Si no estuviésemos hablando de un psicópata desalmado todo parecería indicar que la idea de Hossein del protagonista, basado en un Kürten que funciona de excusa narrativa para sus obsesiones artísticas de siempre, se acerca a la de un antihéroe romántico o paria perpetuo que jamás fue comprendido por el vulgo y los exponentes del Estado y las elites, acepción que aquí se torna polémica aunque ya decía presente en las otras joyas del período de oro de la carrera del francés como realizador, léase Yo Maté a Rasputín (J’ai tué Raspoutine, 1967), Cementerio sin Cruces (Une Corde, un Colt, 1969) y Punto de Entrega (Point de Chute, 1970), obras donde asimismo se percibe el apego de Hossein para con la frustración silente, la culpa apenas camuflada, el envilecimiento, la degradación ética y su latiguillo preferido, el suicidio de un apóstata de todo y todos que se dirige al patíbulo después de cumplir su funesta misión en la comarca de los mortales que hacen de la imperfección y las contradicciones su bandera. Esta inusual perspectiva humanista de corte naturalista seco, enfatizada todo el tiempo desde la gloriosa fotografía de Alain Levent, la genial música incidental de André Hossein -progenitor de Robert- y la misma actuación introspectiva y frágil del director como Peter, está condimentada con la desesperante apatía del pueblo, uno menesteroso y desilusionado que trata de sindicalizarse y que desde la pasividad ampara el accionar tanto de nuestro “vampiro” como de esos numerosos acólitos de Adolf Hitler tendientes a aprovechar el vacío de poder para acrecentar su influencia, ardid retórico que más adelante sería retomado por buena parte del film noir y del cine testimonial centrados en lunáticos brutales cuyo derrotero y cadáveres se pierden en el cúmulo de cuerpos que el establishment cívico militar deja en las calles entre los hambrientos, los reprimidos y los opositores políticos en general. A la dialéctica del horror entre el horror también se suma un tópico clásico del acervo galo, el amor loco/ “amour fou”, aquí entre el Kürten ficcional, típico misógino con rasgos masoquistas que en la privacidad siempre termina dominado por las hembras, y el personaje de la exquisita Pisier, ninfa algo misándrica a la que le encanta desbancar la soberbia masculina sin comprender el peligro que esa idiosincrasia conlleva…

 

El Vampiro de Düsseldorf (Le Vampire de Düsseldorf, Francia/ España/ Italia, 1965)
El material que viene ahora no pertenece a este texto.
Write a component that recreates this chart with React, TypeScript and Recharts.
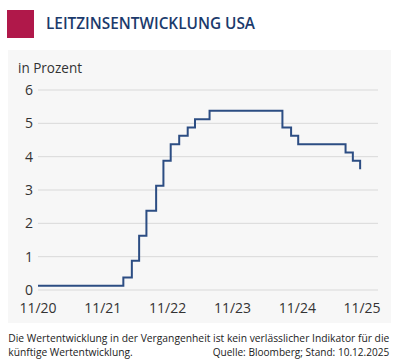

Dirección: Robert Hossein. Guión: Robert Hossein, André Tabet, Claude Desailly y Georges Tabet. Elenco: Robert Hossein, Marie-France Pisier, Roger Dutoit, Tony Soler, Annie Anderson, Michel Dacquin, Paul Pavel, Robert Le Béal, Colette Régis, Roberto Camardiel. Producción: Benito Perojo y Georges de Beauregard. Duración: 91 minutos.